3 Potential Dental Problems Caused By Damaged Cementum

by Terrence Mills

The anatomy of a tooth begins with the outermost protective enamel layer, which surrounds a hard calcium-based dentin. Below the dentin are root canals containing sensitive nerve bundles, blood, and tissue. These canals exit out through the roots below the gum line and into the supporting jawbone. Protecting those roots below the tooth is a different calcium-based material called cementum.

Periodontal disease and trauma can cause damage to the cementum. While the material is able to self-generate to a certain extent, exposure due to gum recession or breakage can make that generation process too slow.

What are some of the potential dental problems caused by damaged cementum?

Increased Tooth Sensitivity

Sensitivity to hot and cold foods can happen for a few different reasons. Often, the protective enamel or dentin wears away or gets a hole, which exposes the interior root canal nerves to the temperatures of food. That nerve access can also happen from below the tooth.

Gum disease such as gingivitis can eventually cause the gums to start to recede away from the tooth. This removes some of the protection from the bottom structures including the cementum. The cementum isn't as strong as dentin and is even less capable of protecting the nerves from hot and cold foods.

Sensitivity born from this problem will likely be more painful than enamel-based sensitivity. The pain will also come from lower in the tooth due to the access route.

Tooth Loosening

Along with protecting the root ends, cementum provides support for an important ligament that connects the tooth to the jawbone. Erosion of the cementum can weaken this ligament. Concurrent trauma or decay-related damage to the ligament can cause the tooth to become loose.

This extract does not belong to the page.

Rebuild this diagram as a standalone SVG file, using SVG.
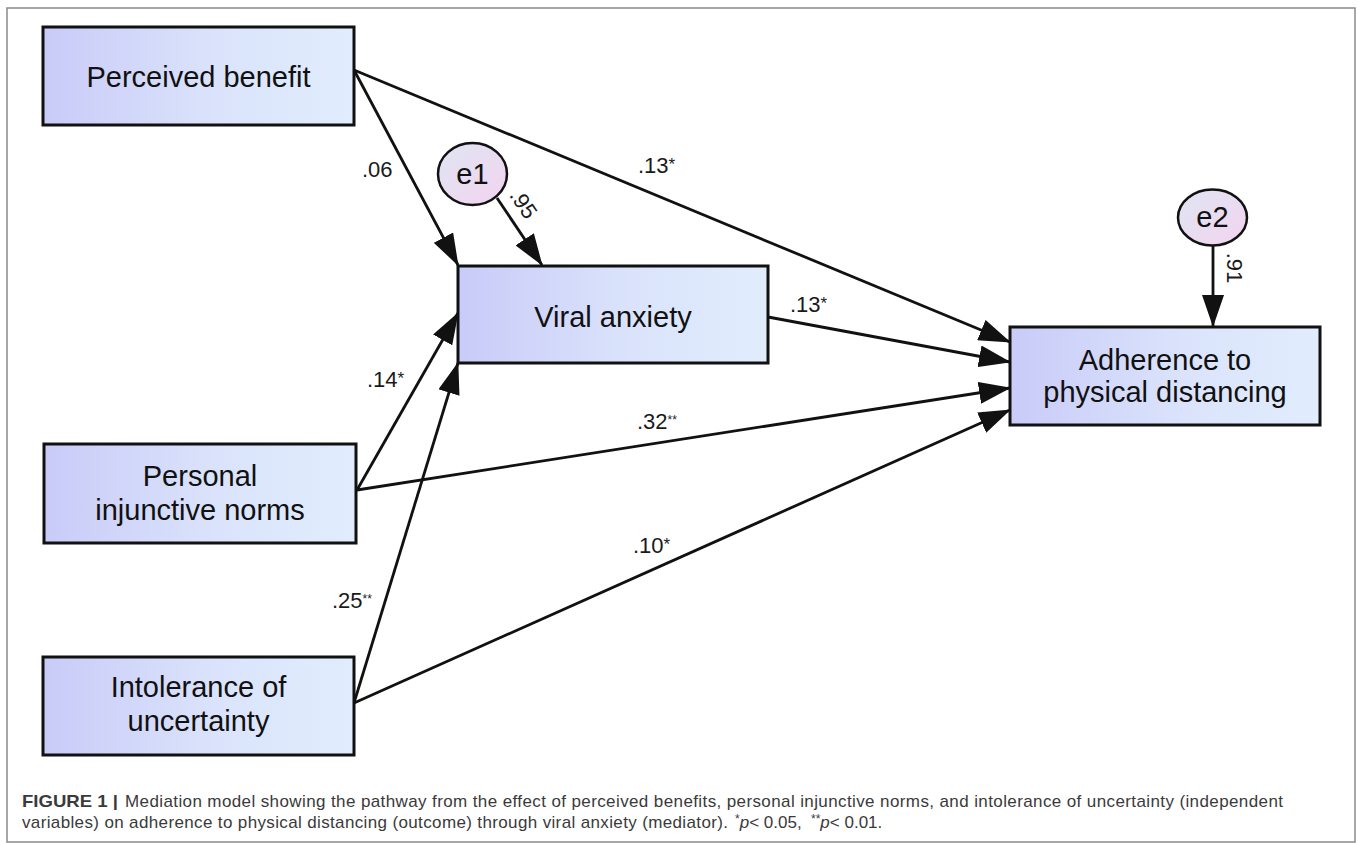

A tooth that loosens for this reason will likely require extraction. The existing roots can often be saved and sealed shut so that the sensitivity is no longer present but the living roots are still able to promote jawbone growth. Your dentist will also want to cure up any gum disease that potentially caused the problem in the first place before fitting you with a dental replacement.

Jawbone Destruction

If the periodontal disease is left untreated for a long period of time even after the cementum-related extraction, the jawbone can begin to suffer the brunt of the damage. This bone weakness can start to pull down the surrounding gums so that the cementum on those teeth becomes exposed.

This problem requires treatment with antibiotics to kill the gum disease. A bone graft might also be required depending on the severity of damage.